* To be done
Begin with the line holding "What TikZ code" and write out each following line to the end of the data, exactly. Pictures are left out.

***** Supplied data *****

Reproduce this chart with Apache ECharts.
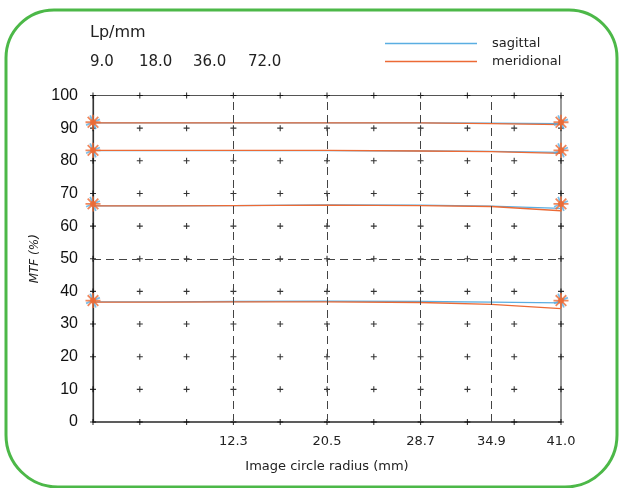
<!DOCTYPE html>
<html><head><meta charset="utf-8">
<script src="https://cdn.jsdelivr.net/npm/echarts@6/dist/echarts.min.js"></script>
<style>html,body{margin:0;padding:0;background:#fff}#c{width:620px;height:488px}</style>
</head><body><div id="c"></div>
<script>
// ---- data ----
const radius = [0, 6.15, 12.3, 20.5, 28.7, 34.9, 41];
const freqLabels = ['9.0', '18.0', '36.0', '72.0'];
const sag9  = [91.6, 91.6, 91.6, 91.6, 91.6, 91.5, 91.4];
const mer9  = [91.6, 91.6, 91.6, 91.6, 91.6, 91.4, 91.1];
const sag18 = [83.1, 83.1, 83.1, 83.1, 83.0, 82.9, 82.6];
const mer18 = [83.2, 83.2, 83.2, 83.2, 83.0, 82.8, 82.3];
const sag36 = [66.2, 66.2, 66.3, 66.5, 66.4, 66.1, 65.4];
const mer36 = [66.2, 66.2, 66.3, 66.4, 66.3, 66.0, 64.7];
const sag72 = [36.8, 36.8, 36.9, 37.0, 36.9, 36.7, 36.5];
const mer72 = [36.7, 36.7, 36.8, 36.8, 36.6, 36.0, 34.7];
const markerRadius = [0, 41];
const markerValues = [91.8, 83.2, 66.8, 37.2];
const xTickLabels = [12.3, 20.5, 28.7, 34.9, 41.0];
const xDashed = [12.3, 20.5, 28.7, 34.9];
const yDashed = [50];
const gridX = [0, 4.1, 8.2, 12.3, 16.4, 20.5, 24.6, 28.7, 32.8, 36.9, 41.0];
const gridY = [0, 10, 20, 30, 40, 50, 60, 70, 80, 90, 100];

// ---- styles ----
const BLUE = '#5aaee2', ORANGE = '#ec6a35';
const FONT = 'DejaVu Sans';
const crossPath = 'path://M-0.9,-5H0.9V-0.9H5V0.9H0.9V5H-0.9V0.9H-5V-0.9H-0.9Z';
const starPath = 'path://M-1.2,-10H1.2V-1.2H10V1.2H1.2V10H-1.2V1.2H-10V-1.2H-1.2Z';

const zip = (xs, ys) => xs.map((x, i) => [x, ys[i]]);
const gridPts = [];
gridX.forEach(x => gridY.forEach(y => gridPts.push([x, y])));
const markerPts = [];
markerRadius.forEach(x => markerValues.forEach(y => markerPts.push([x, y])));

const lineSeries = (name, vals, color) => ({
  name, type: 'line', data: zip(radius, vals), symbol: 'none', silent: true,
  lineStyle: { color, width: 1.3 }, itemStyle: { color }, z: name === 'meridional' ? 4 : 3
});

const chart = echarts.init(document.getElementById('c'));
chart.setOption({
  animation: false,
  backgroundColor: '#fff',
  grid: { left: 93, right: 59, top: 95.5, bottom: 66, show: true, borderColor: '#555', borderWidth: 1.2 },
  legend: {
    data: ['sagittal', 'meridional'], orient: 'vertical', left: 380, top: 32,
    icon: 'rect', itemWidth: 92, itemHeight: 1.5, itemGap: 5,
    textStyle: { fontFamily: FONT, fontSize: 13, color: '#222', padding: [0, 0, 0, 10] }
  },
  xAxis: {
    type: 'value', min: 0, max: 41,
    name: 'Image circle radius (mm)', nameLocation: 'middle', nameGap: 38,
    nameTextStyle: { fontFamily: FONT, fontSize: 13, color: '#222' },
    axisLine: { lineStyle: { color: '#444', width: 1.5 } },
    axisTick: { show: false },
    splitLine: { show: false },
    axisLabel: { customValues: xTickLabels, formatter: v => v.toFixed(1), fontFamily: FONT, fontSize: 13, color: '#222', margin: 13 }
  },
  yAxis: {
    type: 'value', min: 0, max: 100, interval: 10,
    name: 'MTF (%)', nameLocation: 'middle', nameGap: 37,
    nameTextStyle: { fontFamily: FONT, fontSize: 12, color: '#222', fontStyle: 'italic' },
    axisLine: { show: true, lineStyle: { color: '#333', width: 1.2 } },
    axisTick: { show: false },
    splitLine: { show: false },
    axisLabel: { fontFamily: 'Liberation Sans', fontSize: 16, color: '#111', margin: 15 }
  },
  graphic: [
    { type: 'rect', silent: true, shape: { x: 6, y: 10, width: 611, height: 477, r: [48, 48, 52, 52] },
      style: { fill: 'none', stroke: '#4cb848', lineWidth: 3 } },
    { type: 'text', left: 90, top: 25, style: { text: 'Lp/mm', font: '16px "DejaVu Sans"', fill: '#222' } },
    ...freqLabels.map((t, i) => ({ type: 'text', left: [90, 139, 193, 248][i], top: 55,
      style: { text: t, font: '15px "DejaVu Sans"', fill: '#222' } }))
  ],
  series: [
    {
      type: 'scatter', name: 'grid', data: gridPts, symbol: crossPath, symbolSize: 6,
      itemStyle: { color: '#000' }, silent: true, z: 1,
      markLine: {
        silent: true, symbol: 'none', label: { show: false },
        lineStyle: { color: '#444', type: [8, 5], width: 1 },
        data: [...xDashed.map(v => ({ xAxis: v })), ...yDashed.map(v => ({ yAxis: v }))]
      }
    },
    lineSeries('sagittal', sag9, BLUE),
    lineSeries('meridional', mer9, ORANGE),
    lineSeries('sagittal', sag18, BLUE),
    lineSeries('meridional', mer18, ORANGE),
    lineSeries('sagittal', sag36, BLUE),
    lineSeries('meridional', mer36, ORANGE),
    lineSeries('sagittal', sag72, BLUE),
    lineSeries('meridional', mer72, ORANGE),
    { type: 'scatter', data: markerPts, symbol: starPath, symbolSize: 15, symbolRotate: 22.5,
      itemStyle: { color: BLUE }, silent: true, z: 5 },
    { type: 'scatter', data: markerPts, symbol: starPath, symbolSize: 15, symbolRotate: 0,
      itemStyle: { color: ORANGE }, silent: true, z: 6 },
    { type: 'scatter', data: markerPts, symbol: starPath, symbolSize: 15, symbolRotate: 45,
      itemStyle: { color: ORANGE }, silent: true, z: 6 },
    { type: 'scatter', data: markerPts, symbol: 'circle', symbolSize: 6,
      itemStyle: { color: ORANGE }, silent: true, z: 7 }
  ]
});
</script></body></html>
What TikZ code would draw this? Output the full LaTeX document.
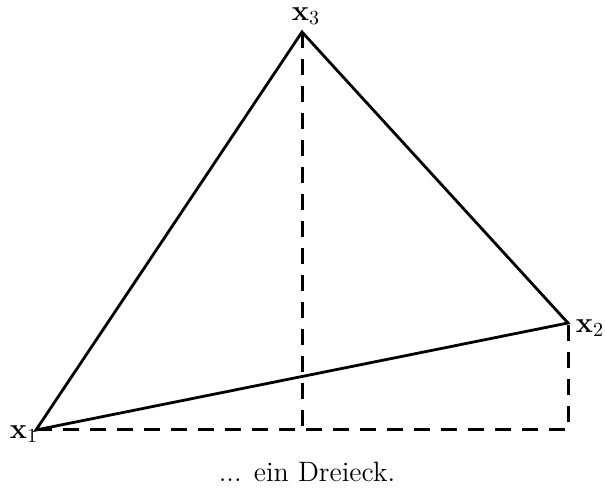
\documentclass[tikz,border=0pt]{standalone}
\begin{document}
\begin{tikzpicture}[x=0.5pt,y=-0.5pt,
  every node/.style={font=\fontsize{14}{17}\selectfont,inner sep=0.5pt},
  solidline/.style={line width=1.4pt},
  dashline/.style={line width=1.5pt,dash pattern=on 8pt off 5.5pt}]
\useasboundingbox (0,0) rectangle (605,491);
\coordinate (x1) at (36,430);
\coordinate (x2) at (568,323);
\coordinate (x3) at (302,32);
\coordinate (f3) at (302,430);
\coordinate (f2) at (568,430);
\draw[solidline,line join=miter] (x1) -- (x2) -- (x3) -- cycle;
\draw[dashline] (x3) -- (f3);
\draw[dashline] (x1) -- (f2) -- (x2);
\node (l1) at (24,434) {$\mathbf{x}_1$};
\node (l2) at (590,328) {$\mathbf{x}_2$};
\node (l3) at (306,16) {$\mathbf{x}_3$};
\node[anchor=base] (cap) at (307,481) {... ein Dreieck.};
\end{tikzpicture}
\end{document}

*****

* Result
What TikZ code would draw this? Output the full LaTeX document.
\documentclass[tikz,border=0pt]{standalone}
\begin{document}
\begin{tikzpicture}[x=0.5pt,y=-0.5pt,
  every node/.style={font=\fontsize{14}{17}\selectfont,inner sep=0.5pt},
  solidline/.style={line width=1.4pt},
  dashline/.style={line width=1.5pt,dash pattern=on 8pt off 5.5pt}]
\useasboundingbox (0,0) rectangle (605,491);
\coordinate (x1) at (36,430);
\coordinate (x2) at (568,323);
\coordinate (x3) at (302,32);
\coordinate (f3) at (302,430);
\coordinate (f2) at (568,430);
\draw[solidline,line join=miter] (x1) -- (x2) -- (x3) -- cycle;
\draw[dashline] (x3) -- (f3);
\draw[dashline] (x1) -- (f2) -- (x2);
\node (l1) at (24,434) {$\mathbf{x}_1$};
\node (l2) at (590,328) {$\mathbf{x}_2$};
\node (l3) at (306,16) {$\mathbf{x}_3$};
\node[anchor=base] (cap) at (307,481) {... ein Dreieck.};
\end{tikzpicture}
\end{document}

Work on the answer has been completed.